Après un ralentissement observé entre 2018 et 2020, l’industrie française a connu une « année record » en matière de création de sites industriels en 2021. Cette relance industrielle se poursuit en 2022 avec un solde net positif de 80 sites industriels créés. Cependant, ces résultats encourageants ne font que ramener les pertes cumulées quant aux fermetures nettes d’usines depuis 2009 à un niveau deux fois inférieur à celui observé en 2015, à savoir 343 contre 610.

D’après France Industrie, le tissu industriel ne représente que 13,4% du PIB de la France en 2022, alors qu’en 1980 il représentait jusqu’à 23% de la richesse produite dans l’Hexagone. Ce ratio est considérablement plus faible que celui des pays européens voisins comme l’Italie (17%) ou encore l’Allemagne (22%).

L’une des raisons expliquant la lenteur de la réindustrialisation française est mentionnée dans un autre rapport de Trendeo publié également au début de cette année, cette fois-ci sur « l’industrie mondiale 2022 ». Selon cette étude, le problème vient de l’absence de mégaprojets industriels :

« Alors que l’Europe est bien positionnée sur la R&D, elle néglige le passage à l’échelle dans ses productions locales et n’obtient qu’un très faible pourcentage de gigafactories mondiales. On retrouve au niveau européen, en un peu moins marqué, un positionnement comparable à celui de la France : des positions de niches qui peuvent être solides mais un retard sur la production de masse ».

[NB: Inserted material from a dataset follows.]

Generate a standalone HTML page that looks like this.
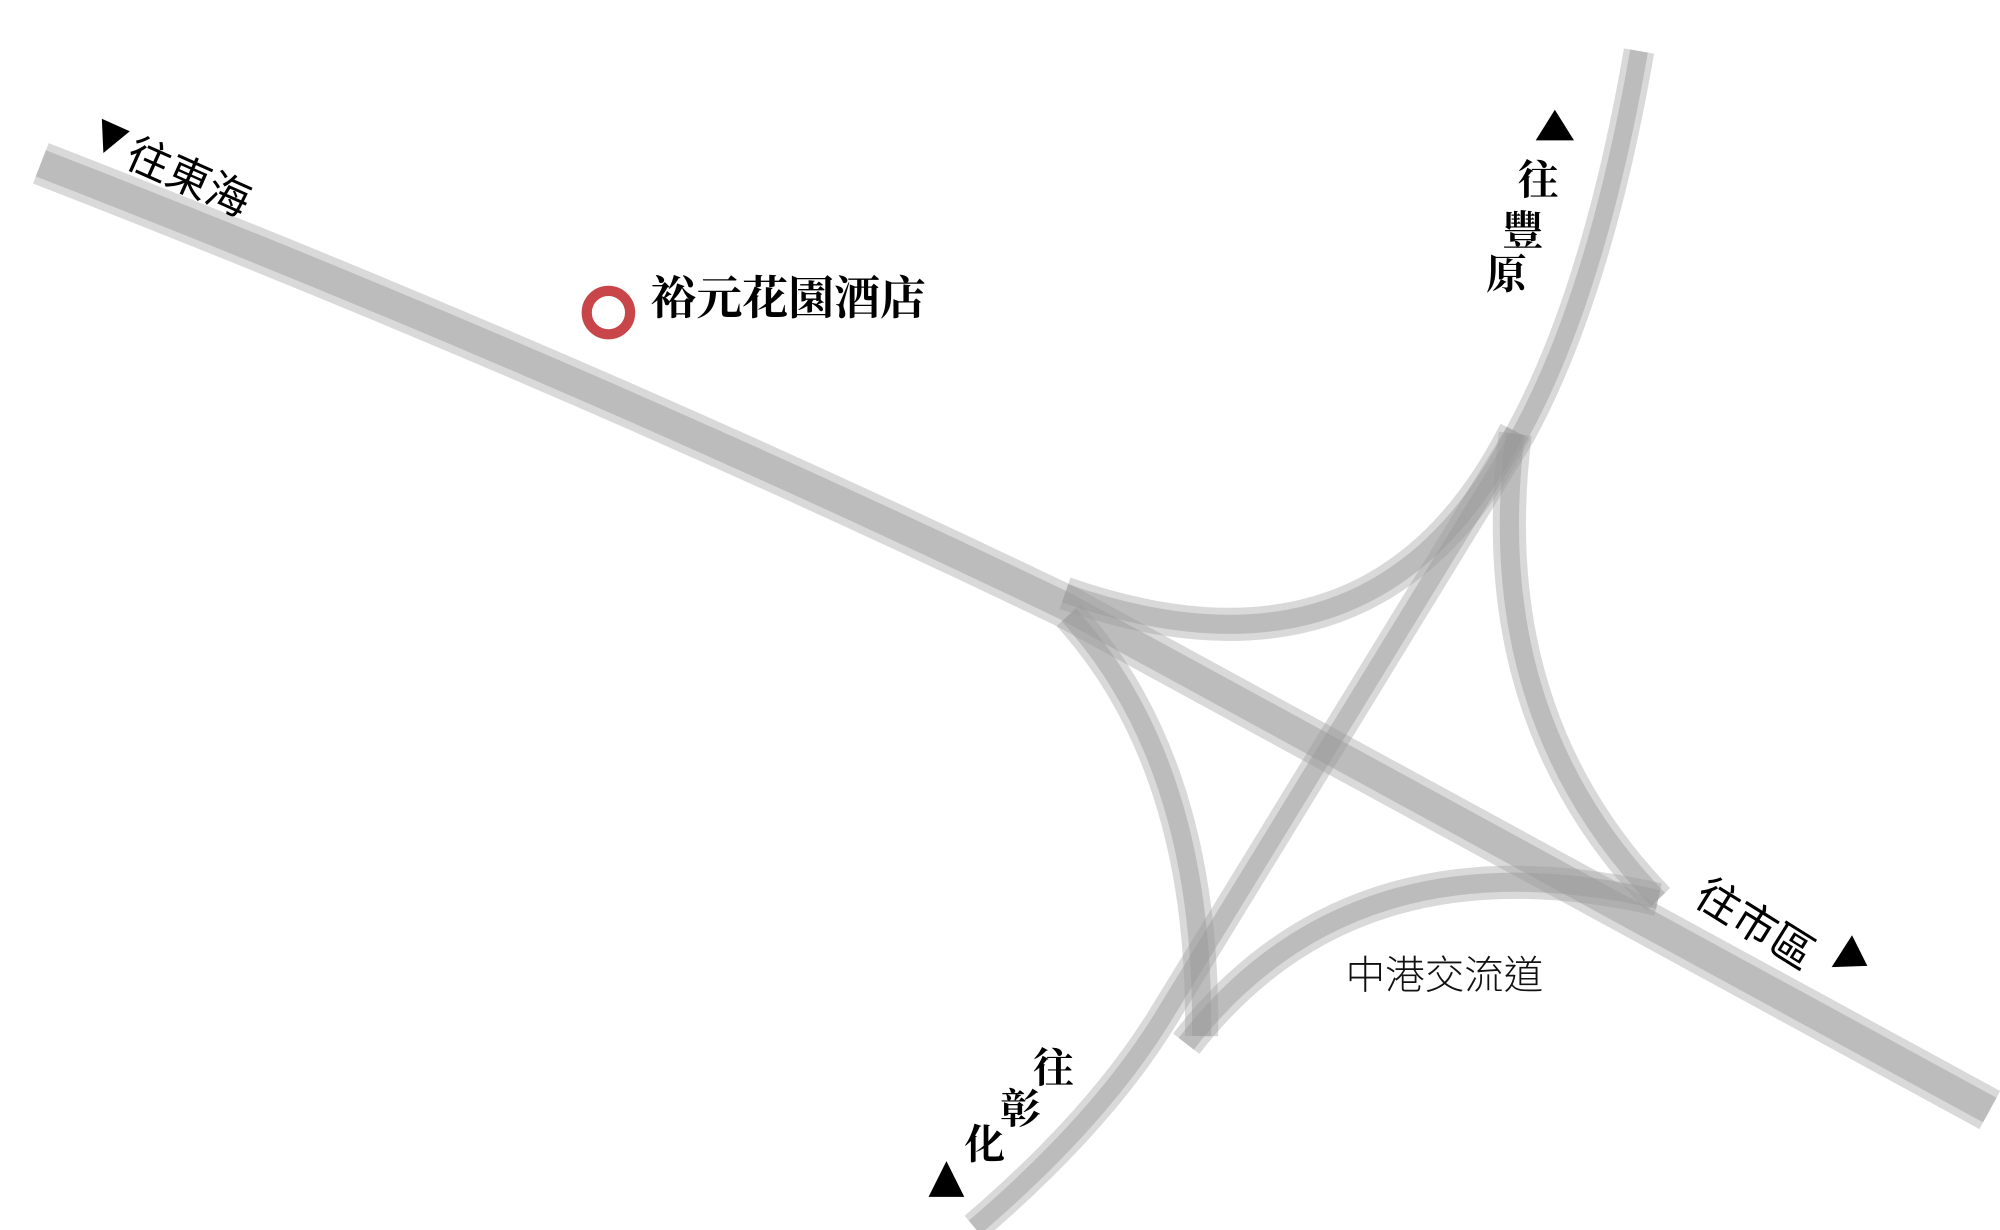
<!DOCTYPE html>
<html><head><meta charset="utf-8"><style>
html,body{margin:0;padding:0;background:#fff;width:2000px;height:1230px;overflow:hidden}
svg{display:block}
.sans{font-family:"Liberation Sans","Noto Sans CJK TC",sans-serif}
.serif{font-family:"Liberation Serif","Noto Serif CJK SC",serif;font-weight:bold}
</style></head><body>
<svg width="2000" height="1230" viewBox="0 0 1568 964" preserveAspectRatio="none" xmlns="http://www.w3.org/2000/svg">
<g fill="none" stroke-linecap="butt">
  <g stroke="#a0a0a0" stroke-opacity="0.4">
    <path d="M32,128 Q450,290 835,475 L1560,870" stroke-width="34"/>
    <path d="M1285,40 Q1252,230 1192,340 L910,800 Q860,880 764,962" stroke-width="24"/>
    <path d="M835,465 Q1080,550 1188,338" stroke-width="26"/>
    <path d="M838,482 Q945,600 942,812" stroke-width="26"/>
    <path d="M1188,340 Q1160,560 1300,705" stroke-width="26"/>
    <path d="M930,818 Q1060,650 1300,705" stroke-width="26"/>
  </g>
  <g stroke="#999" stroke-opacity="0.45">
    <path d="M32,128 Q450,290 835,475 L1560,870" stroke-width="22"/>
    <path d="M1285,40 Q1252,230 1192,340 L910,800 Q860,880 764,962" stroke-width="14"/>
    <path d="M835,465 Q1080,550 1188,338" stroke-width="15"/>
    <path d="M838,482 Q945,600 942,812" stroke-width="15"/>
    <path d="M1188,340 Q1160,560 1300,705" stroke-width="15"/>
    <path d="M930,818 Q1060,650 1300,705" stroke-width="15"/>
  </g>
  <circle cx="477" cy="245" r="17" stroke="#c8464a" stroke-width="8"/>
</g>
<text class="serif" x="510" y="246" font-size="36" fill="#000">裕元花園酒店</text>

<g transform="translate(78,112) rotate(24)">
  <polygon points="-6,-18 18,-18 6,6" fill="#000"/>
  <text class="sans" x="24" y="8" font-size="34" fill="#000">往東海</text>
</g>

<polygon points="1219,86 1234,110 1204,110" fill="#000"/>
<text class="serif" x="1190" y="152" font-size="32" fill="#000">往</text>
<text class="serif" x="1178" y="192" font-size="32" fill="#000">豐</text>
<text class="serif" x="1165" y="226" font-size="32" fill="#000">原</text>

<g transform="translate(1333,697) rotate(32)">
  <text class="sans" x="0" y="12" font-size="34" fill="#000">往市區</text>
</g>
<polygon points="1452,733 1464,757 1436,758" fill="#000"/>

<text class="sans" x="1055" y="775" font-size="31" font-weight="300" fill="#111">中港交流道</text>

<text class="serif" x="810" y="848" font-size="32" fill="#000">往</text>
<text class="serif" x="784" y="880" font-size="32" fill="#000">彰</text>
<text class="serif" x="756" y="908" font-size="32" fill="#000">化</text>
<polygon points="742,910 756,938 728,938" fill="#000"/>
</svg>
</body></html>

« L’année 2022 a été très bonne, prise globalement, mais si l’on regarde trimestre par trimestre, il y a quand même une tendance à la baisse dans le courant de l’année. Ce qui fait que l’on peut avoir un peu d’inquiétude sur 2023 ». Après avoir annoncé au micro d’Europe 1 de bonnes nouvelles concernant le bilan de 2022 de l’industrie française, David Cousquer reste prudent quant au résultat escompté pour la fin de l’année en cours.